A: Hey so and so! How are you?
B I'm fine. You?
A: Yeah, me too. What have you been up to?
B Not much. You know, the same old same old."
A: Yeah, it's about the same here, expect for..."
Unless something dramatic enters into our lives, we seem to be very good and missing the smaller changes in life.
A fresh coat of snow in early October is kind of dramatic.
The slow fade of the large, green garden squash plant leaves - not so dramatic.
A cancer diagnosis is dramatic. The shift from mild sore throat to mucus-filled nose not so much.
How much of the statement "the same old same old" or ones like it is simply our devaluing of the less dramatic, greater bulk of our lives? Even if you, personally, value those things, I'm guessing a lot of the time, you, too, suppress these things in order to conform to cultural expectations and/or not to bore others. I know I do.

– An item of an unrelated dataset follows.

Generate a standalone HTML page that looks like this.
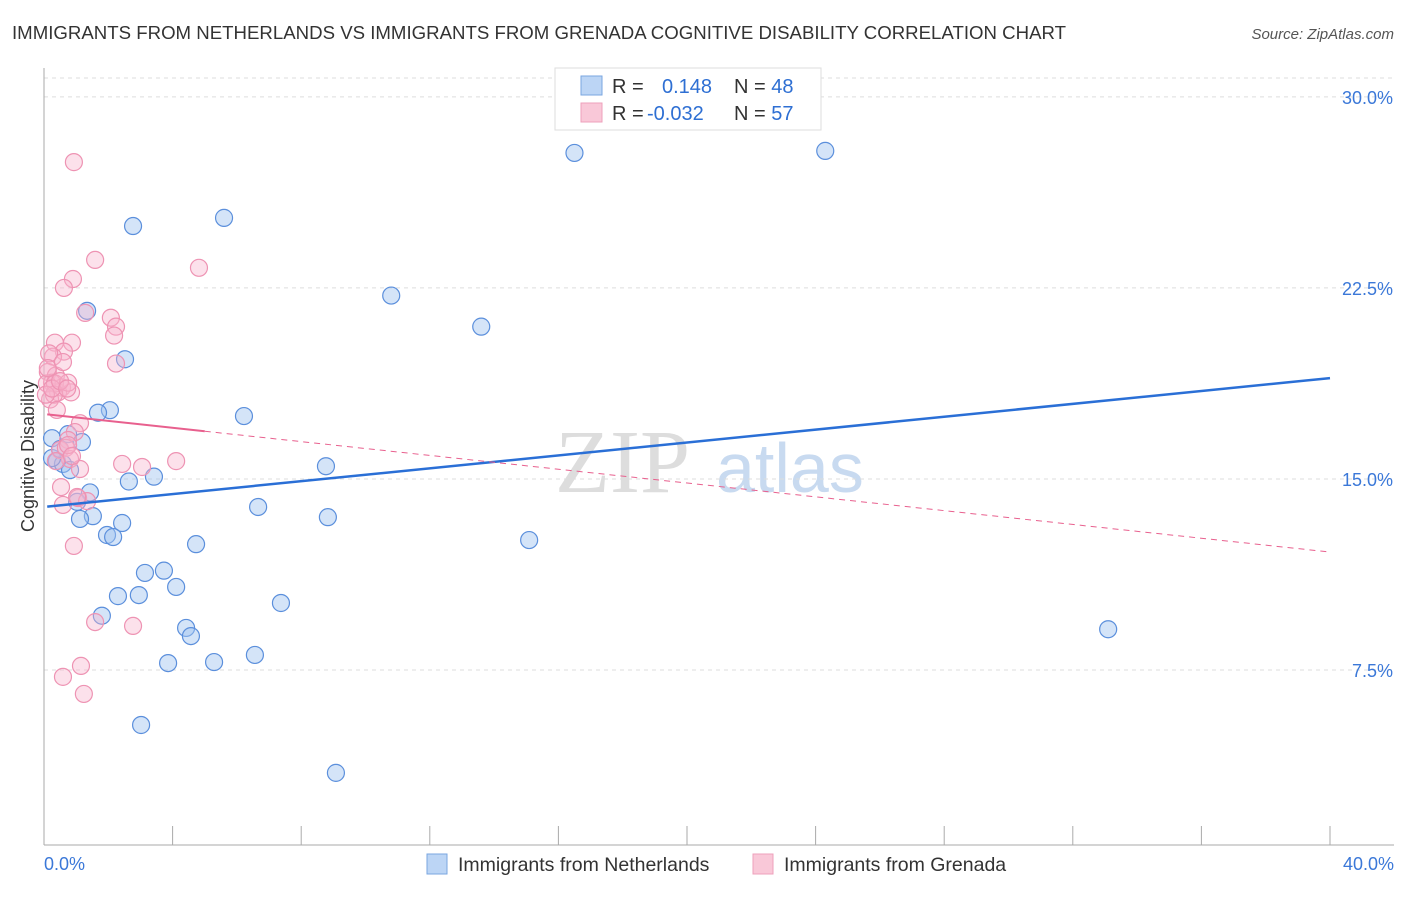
<!DOCTYPE html>
<html><head><meta charset="utf-8"><style>
body{margin:0;background:#fff;font-family:"Liberation Sans",sans-serif}
</style></head><body>
<svg id="chart" width="1406" height="892" xmlns="http://www.w3.org/2000/svg" font-family="Liberation Sans, sans-serif">
<text x="12" y="39" font-size="18" fill="#333" textLength="1054" lengthAdjust="spacingAndGlyphs">IMMIGRANTS FROM NETHERLANDS VS IMMIGRANTS FROM GRENADA COGNITIVE DISABILITY CORRELATION CHART</text>
<text x="1394" y="39" font-size="15" fill="#555" text-anchor="end" font-style="italic">Source: ZipAtlas.com</text>
<text x="555" y="492" font-size="90" fill="#ddd" font-family="Liberation Serif, serif">ZIP</text>
<text x="716" y="492" font-size="70" fill="#c8daf0">atlas</text>
<g id="grid"></g><g id="axes"></g><g id="pts"></g><g id="lines"></g>
<text transform="translate(34,456) rotate(-90)" font-size="18" fill="#333" text-anchor="middle">Cognitive Disability</text>
<g>
<rect x="555" y="68" width="266" height="62" fill="#fff" stroke="#ddd"/>
<rect x="581" y="76" width="21" height="19" fill="#bcd5f5" stroke="#7aa6e0"/>
<rect x="581" y="103" width="21" height="19" fill="#f9c8d8" stroke="#eea0bb"/>
<text x="612" y="93" font-size="20" fill="#333">R = <tspan fill="#2e6fd3" x="662">0.148</tspan><tspan fill="#333" x="734">N = </tspan><tspan fill="#2e6fd3">48</tspan></text>
<text x="612" y="120" font-size="20" fill="#333">R = <tspan fill="#2e6fd3" x="647">-0.032</tspan><tspan fill="#333" x="734">N = </tspan><tspan fill="#2e6fd3">57</tspan></text>
</g>
<g>
<rect x="427" y="854" width="20" height="20" fill="#bcd5f5" stroke="#7aa6e0"/>
<text x="458" y="871" font-size="19.5" fill="#333">Immigrants from Netherlands</text>
<rect x="753" y="854" width="20" height="20" fill="#f9c8d8" stroke="#eea0bb"/>
<text x="784" y="871" font-size="19.5" fill="#333">Immigrants from Grenada</text>
</g>
</svg>
<script>
const yTicks=[7.5,15,22.5,30];
const yTickLabels=["7.5%","15.0%","22.5%","30.0%"];
const blueX=[2.77,5.6,16.5,24.3,10.8,13.6,1.34,2.52,2.05,1.68,6.22,0.25,0.75,1.18,0.4,0.59,8.77,3.42,2.64,1.43,1.03,6.66,1.52,1.12,8.83,2.43,1.96,2.15,15.09,4.73,3.73,3.14,4.11,2.3,2.95,1.8,7.37,4.42,4.57,33.1,6.56,5.29,3.86,3.02,9.08,0.25,0.81,0.5];
const blueY=[24.93,25.25,27.8,27.88,22.2,20.98,21.6,19.7,17.7,17.6,17.47,16.6,16.76,16.45,15.7,15.59,15.5,15.09,14.9,14.47,14.1,13.9,13.54,13.43,13.5,13.27,12.8,12.72,12.6,12.44,11.4,11.31,10.76,10.4,10.44,9.63,10.13,9.15,8.83,9.1,8.09,7.81,7.77,5.34,3.46,15.82,15.35,16.17];
const pinkX=[0.93,1.59,0.9,0.62,4.82,1.28,2.08,2.24,2.18,2.24,0.34,0.87,0.62,0.28,0.16,0.12,0.37,0.25,0.56,0.44,0.84,0.19,0.09,0.34,0.75,0.31,0.06,1.12,0.96,0.75,0.5,0.68,0.81,0.37,1.12,2.43,3.05,4.11,0.53,0.59,1.06,1.34,0.93,1.59,2.77,1.15,0.59,1.24,0.75,0.25,0.5,0.72,0.12,0.59,0.87,1.03,0.4];
const pinkY=[27.44,23.6,22.85,22.5,23.29,21.52,21.33,20.98,20.63,19.53,20.35,20.35,20.0,19.8,19.93,19.2,19.06,18.78,18.59,18.4,18.4,18.12,18.75,18.75,18.78,18.31,18.31,17.19,16.84,16.53,16.14,16.22,15.78,15.7,15.39,15.59,15.47,15.7,14.68,13.98,14.25,14.13,12.37,9.38,9.23,7.66,7.23,6.56,16.33,18.55,18.84,18.55,19.35,19.59,15.9,14.29,17.71];
const trendBlue=[13.9,18.96];
const trendPink=[17.55,12.13];
const xs=v=>44+v*32.15, ys=v=>861-v*25.47;
const ns="http://www.w3.org/2000/svg";
function mk(t,a,p){const e=document.createElementNS(ns,t);for(const k in a)e.setAttribute(k,a[k]);document.getElementById(p).appendChild(e);return e;}
yTicks.forEach((t,i)=>{
 const l=mk('line',{x1:44,x2:1394,y1:ys(t),y2:ys(t),stroke:'#ddd','stroke-dasharray':'4,4'},'grid');
 
 
 const tx=mk('text',{x:1393,y:ys(t)+7,'font-size':18,fill:'#3b78d8','text-anchor':'end'},'grid');
 tx.textContent=yTickLabels[i];
 
 
});
const topGrid=mk('line',{x1:44,x2:1394,y1:78,y2:78,stroke:'#ddd','stroke-dasharray':'4,4'},'grid');


const ax=mk('line',{x1:44,x2:44,y1:68,y2:845,stroke:'#aaa'},'axes');


const bx=mk('line',{x1:44,x2:1394,y1:845,y2:845,stroke:'#aaa'},'axes');


for(let i=0;i<=10;i++){const t=mk('line',{x1:xs(i*4),x2:xs(i*4),y1:826,y2:845,stroke:'#aaa'},'axes');
 
 }
[["0.0%",44,'start'],["40.0%",1394,'end']].forEach(a=>{const t=mk('text',{x:a[1],y:870,'font-size':18,fill:'#3b78d8','text-anchor':a[2]},'axes');t.textContent=a[0];
 
 });
blueX.forEach((x,i)=>{const c=mk('circle',{cx:xs(x),cy:ys(blueY[i]),r:8.5,fill:'rgba(160,195,240,0.45)',stroke:'#5b8fdc','stroke-width':1.2},'pts');
 
 });
pinkX.forEach((x,i)=>{const c=mk('circle',{cx:xs(x),cy:ys(pinkY[i]),r:8.5,fill:'rgba(248,180,205,0.4)',stroke:'#ee93b3','stroke-width':1.2},'pts');
 
 });
const lb=mk('line',{x1:xs(0.1),y1:ys(trendBlue[0]+(trendBlue[1]-trendBlue[0])*0.1/40),x2:xs(40),y2:ys(trendBlue[1]),stroke:'#2a6fd6','stroke-width':2.5},'lines');


const pv=x=>trendPink[0]+(trendPink[1]-trendPink[0])*x/40;
const lp=mk('line',{x1:xs(0.1),y1:ys(pv(0.1)),x2:xs(5),y2:ys(pv(5)),stroke:'#e8608e','stroke-width':2},'lines');


const lpd=mk('line',{x1:xs(5),y1:ys(pv(5)),x2:xs(40),y2:ys(pv(40)),stroke:'#e8608e','stroke-width':1,'stroke-dasharray':'6,5'},'lines');


</script>
</body></html>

If you bring up the ballgame, or TV show X, or concert Y, then you have something to talk about. If you tell someone about the albino squirrel you saw chasing a half dozen other squirrels up and down an old oak tree, you'll receive many a glazed over looks.
This is part of the separation occurring in our lives. It's just one of the many ways we fail to be present, and to embody being present with others. It's strikes me that often we have a strong preference to have something dramatic to report to others about our lives. Either that, or we just say nothing is new. Which is false - there's always something unfolding, but often we just can't see it. Or we see it, but discount it. Or believe others will have no interest. And living in a society that trains us to not have an interest in a lot of our actual lives, many people aren't interested.
So, given all this, what to do? If you don't start examining your need for the dramatic, you'll miss the bulk of your life, guaranteed.